The result of that review was the elimination of two vacated positions, the duties of which have been redistributed to other employees, O’Brien said. The city has estimated that consolidating will save it close to $160,000 in annual employment costs, including salaries and benefits.
“We believe this realignment provides a more streamlined government at a lower overall cost to taxpayers,” O’Brien said in response to submitted questions.
City Councilwoman Nancy Moss argued that Collinsville is actually spending more, with a larger budget than last year. The $40.9 million in expected expenses for 2016 is an almost 20 percent increase over 2015 projections, according to the budgets available on the city’s website.
“There’s an awful lot of things being done by essentially less people than we had before, and yet we’ve increased our budget.” Moss said. “...We’ve added staff in some places and reduced staff in other places, but the bottom line is we are spending more and we have raised taxes.”
As part of the 2016 budget, the City Council approved the addition of six employees, as well as an increase to residents’ utility tax rates, which took effect in April, to pay for things like sidewalk work, among other items and projects. Moss voted against approval of the budget and the tax increase.
Bair steered that budget process while he was interim city manager.
In a news release, Bair touted the re-institution of a program to fund infrastructure improvements and equipment replacements through the increased revenue from the utility tax as one of his accomplishments since taking over as acting city manager in July.
City officials estimated that the revenue generated by the tax would jump from $366,330 in 2015 to $1.32 million in 2016.
The budget also moved revenue from the city’s home rule sales tax — $600,000 annually — into the general fund to allow for additions in staff, Bair said in budget talks last year. The home rule sales tax used to add money to capital projects, but revenue from the utility tax increase replaced it.
The largest expense during the last two years has been salaries. But while overall projected spending has increased, spending on salaries has decreased slightly from last year — it accounted for roughly 32 percent of spending in 2016 and 35 percent in 2015, according to the budgets.
We’ve added staff in some places and reduced staff in other places, but the bottom line is we are spending more and we have raised taxes.
City Councilwoman Nancy Moss on city spending
The first employee to leave Collinsville in the last year was former City Manager Scott Williams, who was fired by a City Council vote in July. During the four months that followed, the economic development director, streets director and fire chief each resigned. Earlier this month, the acting economic development director also resigned.
The streets director and economic development director positions have since been consolidated into other departments, while the fire chief’s job is still open. The job of community development director opened recently when Bair was appointed city manager. Bair had been in that position since 2012 and juggled the responsibilities while serving as acting city manager the last 10 months.
O’Brien would not comment on why the directors left.
“The reasons for the resignations are personal and you’d have to talk with them about why they chose to move on,” she said.

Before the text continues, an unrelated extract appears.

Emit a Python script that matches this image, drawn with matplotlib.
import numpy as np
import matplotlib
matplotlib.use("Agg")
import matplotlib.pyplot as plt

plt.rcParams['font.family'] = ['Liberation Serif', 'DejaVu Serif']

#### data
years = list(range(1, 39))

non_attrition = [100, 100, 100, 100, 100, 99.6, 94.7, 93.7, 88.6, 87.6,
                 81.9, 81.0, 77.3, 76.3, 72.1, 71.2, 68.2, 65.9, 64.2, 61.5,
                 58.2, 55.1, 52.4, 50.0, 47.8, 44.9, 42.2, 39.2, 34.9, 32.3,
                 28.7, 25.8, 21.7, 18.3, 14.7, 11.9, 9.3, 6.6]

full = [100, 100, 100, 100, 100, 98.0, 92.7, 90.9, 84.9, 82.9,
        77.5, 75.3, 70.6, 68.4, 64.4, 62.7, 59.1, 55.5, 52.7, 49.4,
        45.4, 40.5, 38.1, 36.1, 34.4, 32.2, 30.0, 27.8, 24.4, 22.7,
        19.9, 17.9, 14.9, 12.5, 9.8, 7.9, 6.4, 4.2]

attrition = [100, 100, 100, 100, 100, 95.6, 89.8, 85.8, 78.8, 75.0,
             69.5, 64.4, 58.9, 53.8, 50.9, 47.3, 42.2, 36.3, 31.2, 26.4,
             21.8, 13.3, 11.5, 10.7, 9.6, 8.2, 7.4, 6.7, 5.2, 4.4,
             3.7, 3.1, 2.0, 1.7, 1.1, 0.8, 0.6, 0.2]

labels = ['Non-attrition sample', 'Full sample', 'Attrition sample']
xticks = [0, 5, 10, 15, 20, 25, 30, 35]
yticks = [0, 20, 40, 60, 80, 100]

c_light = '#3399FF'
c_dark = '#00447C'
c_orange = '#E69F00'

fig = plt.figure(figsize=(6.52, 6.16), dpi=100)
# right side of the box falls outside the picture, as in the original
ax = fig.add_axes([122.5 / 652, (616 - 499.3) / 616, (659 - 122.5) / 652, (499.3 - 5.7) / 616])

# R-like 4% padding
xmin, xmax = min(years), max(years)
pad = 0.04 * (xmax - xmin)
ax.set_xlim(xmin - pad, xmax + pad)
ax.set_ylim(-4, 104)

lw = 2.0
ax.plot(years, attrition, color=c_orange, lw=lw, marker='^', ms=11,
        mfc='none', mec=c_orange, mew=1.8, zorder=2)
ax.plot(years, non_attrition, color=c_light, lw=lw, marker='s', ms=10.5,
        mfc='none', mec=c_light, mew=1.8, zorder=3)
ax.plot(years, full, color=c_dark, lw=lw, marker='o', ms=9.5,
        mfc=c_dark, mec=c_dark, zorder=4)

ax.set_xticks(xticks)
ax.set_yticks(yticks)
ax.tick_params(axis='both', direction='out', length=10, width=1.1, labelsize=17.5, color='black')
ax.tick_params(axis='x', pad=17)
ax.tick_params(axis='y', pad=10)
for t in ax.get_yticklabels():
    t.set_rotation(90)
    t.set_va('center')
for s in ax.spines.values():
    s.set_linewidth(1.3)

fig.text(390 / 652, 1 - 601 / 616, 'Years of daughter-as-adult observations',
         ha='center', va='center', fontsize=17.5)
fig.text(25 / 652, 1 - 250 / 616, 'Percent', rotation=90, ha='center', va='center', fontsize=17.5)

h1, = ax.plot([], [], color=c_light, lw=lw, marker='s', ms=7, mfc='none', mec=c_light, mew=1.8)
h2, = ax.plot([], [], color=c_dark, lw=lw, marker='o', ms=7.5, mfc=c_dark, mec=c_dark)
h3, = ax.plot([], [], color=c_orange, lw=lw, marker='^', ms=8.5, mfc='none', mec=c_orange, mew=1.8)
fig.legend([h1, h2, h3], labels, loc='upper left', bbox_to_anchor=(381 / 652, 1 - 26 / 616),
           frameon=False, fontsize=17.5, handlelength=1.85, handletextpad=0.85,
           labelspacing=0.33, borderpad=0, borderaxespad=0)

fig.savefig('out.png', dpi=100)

Former Fire Chief Mark Emert said in a previous interview that he would be taking another job as chief of the fire department in Helena, Montana.

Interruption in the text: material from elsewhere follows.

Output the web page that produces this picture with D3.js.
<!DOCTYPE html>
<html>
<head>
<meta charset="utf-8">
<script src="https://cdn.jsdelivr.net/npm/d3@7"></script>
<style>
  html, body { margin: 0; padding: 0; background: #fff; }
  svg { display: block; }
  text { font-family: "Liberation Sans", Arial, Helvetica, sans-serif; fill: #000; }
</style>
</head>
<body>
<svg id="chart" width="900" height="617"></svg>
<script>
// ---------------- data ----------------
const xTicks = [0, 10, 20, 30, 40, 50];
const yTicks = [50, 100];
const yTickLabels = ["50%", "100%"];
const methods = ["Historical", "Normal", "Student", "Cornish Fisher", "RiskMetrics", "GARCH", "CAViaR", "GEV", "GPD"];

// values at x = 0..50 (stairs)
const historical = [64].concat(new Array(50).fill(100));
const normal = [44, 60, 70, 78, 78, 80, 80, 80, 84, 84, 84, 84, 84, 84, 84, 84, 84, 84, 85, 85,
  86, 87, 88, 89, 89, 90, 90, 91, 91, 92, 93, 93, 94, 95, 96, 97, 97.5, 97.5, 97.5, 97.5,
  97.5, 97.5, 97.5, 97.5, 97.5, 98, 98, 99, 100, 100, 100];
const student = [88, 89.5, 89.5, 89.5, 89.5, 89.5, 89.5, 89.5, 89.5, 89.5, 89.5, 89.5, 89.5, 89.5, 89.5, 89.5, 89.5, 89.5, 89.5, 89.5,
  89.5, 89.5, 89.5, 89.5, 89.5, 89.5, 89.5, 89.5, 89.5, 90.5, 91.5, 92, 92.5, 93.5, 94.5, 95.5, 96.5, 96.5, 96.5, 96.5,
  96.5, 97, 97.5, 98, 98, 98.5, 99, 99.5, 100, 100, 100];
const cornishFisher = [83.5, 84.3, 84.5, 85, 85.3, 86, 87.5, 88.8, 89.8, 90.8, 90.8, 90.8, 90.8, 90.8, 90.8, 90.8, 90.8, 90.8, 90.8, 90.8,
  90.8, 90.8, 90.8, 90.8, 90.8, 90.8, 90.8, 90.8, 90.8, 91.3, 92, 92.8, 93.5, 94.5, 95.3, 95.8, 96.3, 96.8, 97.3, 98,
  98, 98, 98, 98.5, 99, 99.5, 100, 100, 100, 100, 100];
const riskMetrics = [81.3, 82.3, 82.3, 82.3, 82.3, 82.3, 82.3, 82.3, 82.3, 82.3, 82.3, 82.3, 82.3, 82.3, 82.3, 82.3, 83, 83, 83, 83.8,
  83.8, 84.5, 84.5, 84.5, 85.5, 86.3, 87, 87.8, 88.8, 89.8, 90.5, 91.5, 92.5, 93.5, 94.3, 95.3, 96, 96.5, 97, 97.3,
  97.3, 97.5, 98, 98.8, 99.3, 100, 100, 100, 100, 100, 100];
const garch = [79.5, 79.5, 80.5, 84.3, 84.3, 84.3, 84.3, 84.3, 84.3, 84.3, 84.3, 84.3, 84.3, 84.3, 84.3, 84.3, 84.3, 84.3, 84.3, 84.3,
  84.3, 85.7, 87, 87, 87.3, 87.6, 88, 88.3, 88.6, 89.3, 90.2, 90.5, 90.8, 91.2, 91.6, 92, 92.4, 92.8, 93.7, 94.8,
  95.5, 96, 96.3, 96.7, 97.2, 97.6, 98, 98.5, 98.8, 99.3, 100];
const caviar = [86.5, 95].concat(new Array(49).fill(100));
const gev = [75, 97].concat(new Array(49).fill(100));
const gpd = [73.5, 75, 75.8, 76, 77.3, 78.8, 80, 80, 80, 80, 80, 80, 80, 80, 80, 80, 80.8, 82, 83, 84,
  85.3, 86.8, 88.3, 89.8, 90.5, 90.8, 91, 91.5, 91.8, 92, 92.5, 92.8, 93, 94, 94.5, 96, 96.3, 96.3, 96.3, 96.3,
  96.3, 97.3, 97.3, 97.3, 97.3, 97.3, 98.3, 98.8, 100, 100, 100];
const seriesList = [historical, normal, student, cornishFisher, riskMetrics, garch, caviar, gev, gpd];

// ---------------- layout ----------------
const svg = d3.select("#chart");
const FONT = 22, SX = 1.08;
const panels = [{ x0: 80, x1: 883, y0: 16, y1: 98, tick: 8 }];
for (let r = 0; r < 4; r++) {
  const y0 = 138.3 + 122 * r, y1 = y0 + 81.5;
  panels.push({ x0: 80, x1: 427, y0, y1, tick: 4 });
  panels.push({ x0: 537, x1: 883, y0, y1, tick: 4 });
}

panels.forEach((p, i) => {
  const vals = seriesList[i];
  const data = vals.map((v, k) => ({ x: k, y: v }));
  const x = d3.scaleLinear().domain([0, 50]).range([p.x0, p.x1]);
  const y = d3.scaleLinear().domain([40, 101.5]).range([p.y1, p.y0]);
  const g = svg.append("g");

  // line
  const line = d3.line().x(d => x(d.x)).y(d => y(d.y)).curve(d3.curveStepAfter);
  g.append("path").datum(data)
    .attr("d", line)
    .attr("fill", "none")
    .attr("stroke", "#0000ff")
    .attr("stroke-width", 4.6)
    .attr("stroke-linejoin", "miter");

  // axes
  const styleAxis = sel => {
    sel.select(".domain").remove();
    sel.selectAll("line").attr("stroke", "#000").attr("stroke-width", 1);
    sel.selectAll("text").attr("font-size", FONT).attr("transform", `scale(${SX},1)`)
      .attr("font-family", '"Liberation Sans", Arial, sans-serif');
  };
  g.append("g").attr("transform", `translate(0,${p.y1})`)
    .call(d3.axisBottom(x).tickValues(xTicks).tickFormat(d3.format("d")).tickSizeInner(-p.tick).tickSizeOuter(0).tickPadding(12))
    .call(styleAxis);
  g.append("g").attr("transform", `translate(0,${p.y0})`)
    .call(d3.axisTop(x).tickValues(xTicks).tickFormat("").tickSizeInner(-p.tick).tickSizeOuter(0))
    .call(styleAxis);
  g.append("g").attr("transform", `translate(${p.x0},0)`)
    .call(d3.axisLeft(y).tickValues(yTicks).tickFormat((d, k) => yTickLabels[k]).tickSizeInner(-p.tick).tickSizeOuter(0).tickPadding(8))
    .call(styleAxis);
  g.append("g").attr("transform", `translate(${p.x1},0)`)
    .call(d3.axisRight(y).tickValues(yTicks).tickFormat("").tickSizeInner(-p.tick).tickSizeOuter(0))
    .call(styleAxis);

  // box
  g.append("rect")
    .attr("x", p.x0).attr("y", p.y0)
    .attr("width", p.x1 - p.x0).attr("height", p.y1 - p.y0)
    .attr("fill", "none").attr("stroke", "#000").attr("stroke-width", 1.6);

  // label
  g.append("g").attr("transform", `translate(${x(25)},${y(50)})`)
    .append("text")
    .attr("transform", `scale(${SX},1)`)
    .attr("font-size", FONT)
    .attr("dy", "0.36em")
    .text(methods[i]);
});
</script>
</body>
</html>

“I got a daughter that’s moving away to go to college; I’m going to be an empty nester. It felt like the right time to see what was out there,” he said in December.

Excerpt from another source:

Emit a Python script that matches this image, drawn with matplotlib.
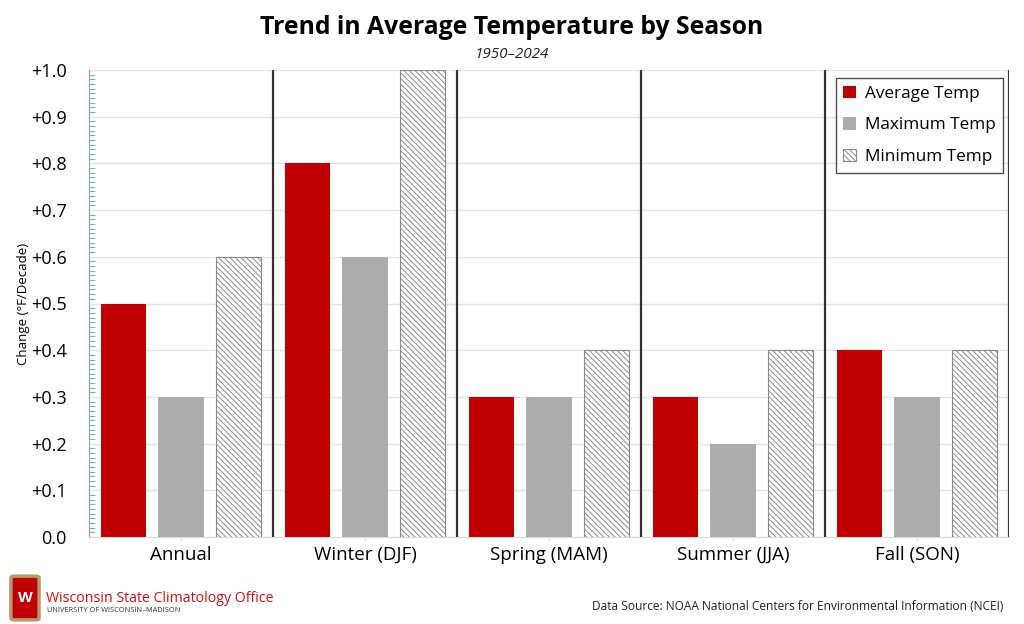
import numpy as np
import matplotlib.pyplot as plt
from matplotlib.patches import FancyBboxPatch
from matplotlib.ticker import MultipleLocator

plt.rcParams['font.family'] = ['Open Sans', 'DejaVu Sans']
plt.rcParams['hatch.linewidth'] = 0.7

seasons = ["Annual", "Winter (DJF)", "Spring (MAM)", "Summer (JJA)", "Fall (SON)"]
avg_temp = [0.5, 0.8, 0.3, 0.3, 0.4]
max_temp = [0.3, 0.6, 0.3, 0.2, 0.3]
min_temp = [0.6, 1.0, 0.4, 0.4, 0.4]
yticks = [0.0, 0.1, 0.2, 0.3, 0.4, 0.5, 0.6, 0.7, 0.8, 0.9, 1.0]
ylabels = ["0.0"] + ["+%.1f" % v for v in yticks[1:]]

RED = "#c00000"
GRAY = "#acacac"

fig = plt.figure(figsize=(10.24, 6.24), dpi=100)
ax = fig.add_axes([89/1024, 1-537/624, 920/1024, 467/624])

x = np.arange(len(seasons))
w = 0.245
off = 0.3125
ax.bar(x - off, avg_temp, w, color=RED, zorder=3, label="Average Temp")
ax.bar(x, max_temp, w, color=GRAY, zorder=3, label="Maximum Temp")
ax.bar(x + off, min_temp, w, color="white", edgecolor="#8a8a8a", hatch="\\\\\\\\\\\\",
       linewidth=0.8, zorder=3, label="Minimum Temp")

# section dividers
for xs in list(x[1:] - 0.5) + [4.5]:
    ax.axvline(xs, color="#333333", lw=1.6, zorder=4)

ax.set_xlim(-0.5, 4.5)
ax.set_ylim(0, 1.0)
ax.set_yticks(yticks)
ax.set_yticklabels(ylabels, fontsize=13)
ax.yaxis.set_minor_locator(MultipleLocator(0.01))
ax.tick_params(axis='y', which='major', length=0, pad=16, direction='in')
ax.tick_params(axis='y', which='minor', length=4, color="#7aaac6", direction='in', width=0.8)
ax.set_xticks(x)
ax.set_xticklabels(seasons, fontsize=13.5)
ax.tick_params(axis='x', length=5, color="#d9d9d9", direction='inout', pad=4)

ax.grid(axis='y', color="#e3e3e3", lw=1, zorder=0)
for s in ["top", "right"]:
    ax.spines[s].set_visible(False)
ax.spines["left"].set_color("#7aaac6")
ax.spines["bottom"].set_color("#d9d9d9")

ax.set_ylabel("Change (°F/Decade)", fontsize=9.5)
ax.yaxis.set_label_coords(-0.064, 0.5)

leg = ax.legend(loc="upper right", bbox_to_anchor=(0.9935, 0.983), frameon=True,
                fancybox=False, edgecolor="#222222", fontsize=12.3, handlelength=0.75,
                handleheight=0.75, handletextpad=0.5, labelspacing=0.9,
                borderpad=0.45, borderaxespad=0)
leg.get_frame().set_linewidth(1.0)

fig.text(0.5, 1-27/624, "Trend in Average Temperature by Season", ha="center",
         va="center", fontsize=17.8, fontweight="bold")
fig.text(0.5, 1-55/624, "1950–2024", ha="center", va="center", fontsize=11,
         style="italic", color="#222222")

# logo
shield = FancyBboxPatch((14/1024, 1-618/624), 22/1024, 40/624,
                        boxstyle="round,pad=0.003", transform=fig.transFigure,
                        facecolor=RED, edgecolor="#b89a6a", lw=2.5)
fig.patches.append(shield)
fig.text(25/1024, 1-598/624, "W", ha="center", va="center", color="white",
         fontsize=11, fontweight="bold")
fig.text(46/1024, 1-599/624, "Wisconsin State Climatology Office", ha="left",
         va="center", fontsize=10.2, color="#d01010")
fig.text(47/1024, 1-611/624, "UNIVERSITY OF WISCONSIN–MADISON", ha="left",
         va="center", fontsize=5.3, color="#333333")
fig.text(1003/1024, 1-606/624,
         "Data Source: NOAA National Centers for Environmental Information (NCEI)",
         ha="right", va="center", fontsize=8.6, color="#222222")

fig.savefig("out.png", dpi=100)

All other officials declined to comment after taking their leave.
The city’s most recent loss is of acting Economic Development Director Leah Joyce earlier this month. Joyce could not be reached for comment.
She announced her intention to accept an employment offer from a local financial services organization on April 29, according to her letter of resignation, which was released by the city last week following a Freedom of Information Act request.
Joyce’s last day was May 13. Her new employer is not named in the letter.
In addition to Joyce’s duties as acting economic director, which she took over on Sept. 24 with a $16,000 salary increase, she also served as the city’s “uptown” coordinator. Her responsibilities, according to her LinkedIn profile, included working to attract businesses to Collinsville and to retain them, as well as managing the tax increment financing program for downtown businesses that is currently being re-evaluated by the City Council.
“My experience with the city has been very rewarding,” Joyce wrote in her resignation letter. “I appreciate the opportunity to work with my co-workers, colleagues, community groups, developers, business owners and especially the uptown business owners.”
Two other coordinators also left the city this year: the human resources and communications coordinators. O’Brien filled the human resources vacancy, but the communications coordinator position remains vacant.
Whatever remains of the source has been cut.